You may have picked up on the fact that channels 8-14 are not very useful. At .5w, they’re pretty useless channels unless everyone is using handhelds and you’re not too far away from each other. Or if you all have FRS handheld radios.
The best advice for those users, go back to Walmart and ask for a refund, then buy a real GMRS handheld radio or GMRS mobile radio. GMRS mobile radio users will be able to hear others on channels 8-14 (unless you have a crappy Midland), but they won’t be able to transmit.
Most of the folks I go off-roading or overlanding with have GMRS mobile radios in their vehicle. The few that think they can get by with only a GMRS handheld radio, well, they soon learn that they need to get a GMRS mobile radio.
However there are a few good reasons for having a spare GMRS handheld radio in your vehicle. If you need someone to spot you over difficult terrain, hand the person the GMRS handheld radio. If you decide to get out of your vehicle, a GMRS handheld radio will come in handy. If your GMRS mobile radio dies, you have the GMRS handheld radio as a backup.
When I wheeled with Cumberland Crawlerz a year ago, I had my first GMRS mobile radio, a crappy Midland XMT115. Most of my buddies had GMRS handheld radios. For some reason they were using channel 11. Who knew? None of us. We were so used to CB. Now that we’re getting up to speed, I figured a blog would be a good idea.
Midland is crap. Why? Because they think consumers are stupid. So they remove channels 8-14. Why is that bad? Just because you are using a GMRS mobile radio that can’t transmit at the measly .5w cap, shouldn’t mean you shouldn’t be able to hear GMRS handheld radio users’ transmission. Midland also lacks many basic feature. You can’t toggle between narrow/wide band. They don’t support repeaters with split tone. The list is long…don’t waste your money on Midland…they’re crap.

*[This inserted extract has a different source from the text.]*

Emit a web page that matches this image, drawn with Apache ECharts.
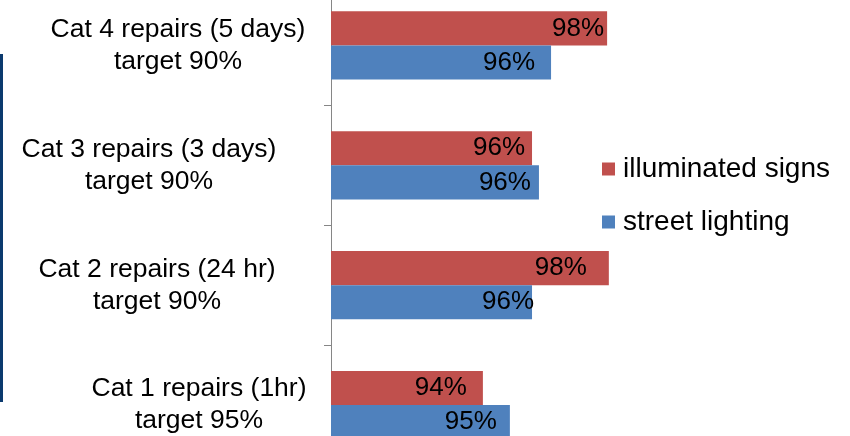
<!DOCTYPE html>
<html>
<head>
<meta charset="utf-8">
<title>Repairs completed within target</title>
<script src="https://cdn.jsdelivr.net/npm/echarts@6/dist/echarts.min.js"></script>
<style>
  html, body { margin: 0; padding: 0; background: #fff; }
  #chart { width: 850px; height: 436px; }
</style>
</head>
<body>
<div id="chart"></div>
<script>
// Categories, bottom to top
const categories = [
  'Cat 1 repairs (1hr)\ntarget 95%',
  'Cat 2 repairs (24 hr)\ntarget 90%',
  'Cat 3 repairs (3 days)\ntarget 90%',
  'Cat 4 repairs (5 days)\ntarget 90%'
];
// Share of repairs completed within target
const illuminatedSigns = [0.9439, 0.9803, 0.9581, 0.9798];
const streetLighting = [0.9517, 0.9581, 0.9601, 0.9636];

// Label inset from the bar end, px
const signsLabelInset = [16, 22, 7, 3];
const streetLabelInset = [13, -2, 8, 16];
// Width of the box each category label is centred in, px
const labelBoxWidth = [244, 328, 344, 286];

const FONT = '"Liberation Sans", Arial, sans-serif';
const RED = '#C0504D';
const BLUE = '#4F81BD';

const pct = v => Math.round(v * 100) + '%';

function barData(values, insets) {
  return values.map((v, i) => ({
    value: v,
    label: { distance: insets[i] }
  }));
}

const rich = {};
labelBoxWidth.forEach((w, i) => {
  rich['c' + i] = {
    width: w,
    align: 'center',
    fontSize: 26.5,
    lineHeight: 32,
    fontFamily: FONT,
    color: '#000'
  };
});

const barLabel = {
  show: true,
  position: 'insideRight',
  color: '#000',
  fontFamily: FONT,
  fontSize: 26,
  formatter: p => pct(p.value)
};

const chart = echarts.init(document.getElementById('chart'), null, { renderer: 'canvas' });

chart.setOption({
  animation: false,
  backgroundColor: '#fff',
  grid: {
    left: 331, right: 173, top: -14.5, bottom: -29,
    containLabel: false,
    outerBoundsMode: 'none'
  },
  legend: {
    orient: 'vertical',
    left: 602,
    top: 155,
    padding: 0,
    itemWidth: 13,
    itemHeight: 13,
    itemGap: 25,
    icon: 'rect',
    data: ['illuminated signs', 'street lighting'],
    textStyle: {
      fontFamily: FONT,
      fontSize: 28,
      lineHeight: 28,
      color: '#000',
      padding: [0, 0, 0, 3]
    }
  },
  xAxis: {
    type: 'value',
    min: 0.9,
    max: 1.0,
    show: false,
    splitLine: { show: false }
  },
  yAxis: {
    type: 'category',
    data: categories,
    axisLine: { show: true, lineStyle: { color: '#868686', width: 1 } },
    axisTick: { show: true, length: 7, inside: false, lineStyle: { color: '#868686' } },
    axisLabel: {
      margin: 10,
      align: 'right',
      formatter: (value, index) => '{c' + index + '|' + value + '}',
      rich: rich
    },
    splitLine: { show: false }
  },
  series: [
    {
      name: 'illuminated signs',
      type: 'bar',
      data: barData(illuminatedSigns, signsLabelInset),
      itemStyle: { color: RED },
      barGap: '0%',
      barCategoryGap: '43%',
      label: barLabel
    },
    {
      name: 'street lighting',
      type: 'bar',
      data: barData(streetLighting, streetLabelInset),
      itemStyle: { color: BLUE },
      barGap: '0%',
      barCategoryGap: '43%',
      label: barLabel
    }
  ],
  graphic: [
    {
      type: 'rect',
      left: 0,
      top: 54,
      shape: { width: 3, height: 348 },
      style: { fill: '#0B3A6E' },
      silent: true
    }
  ]
});
</script>
</body>
</html>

Wouxun is widely known to make the most capable and feature packed GMRS handheld radios and mobile radios. Do yourself a favor, don’t make the same mistakes I made…buy once, cry once:
To summarize, avoid Midland Radios, a complete waste of money. I wrote this blog hoping to help my buddies wrap their heads around GMRS. I know it would have helped me a year ago. Hope it’s helpful.
PS, Dear FCC, you would do well to hire a teenager to fix your horrible license site.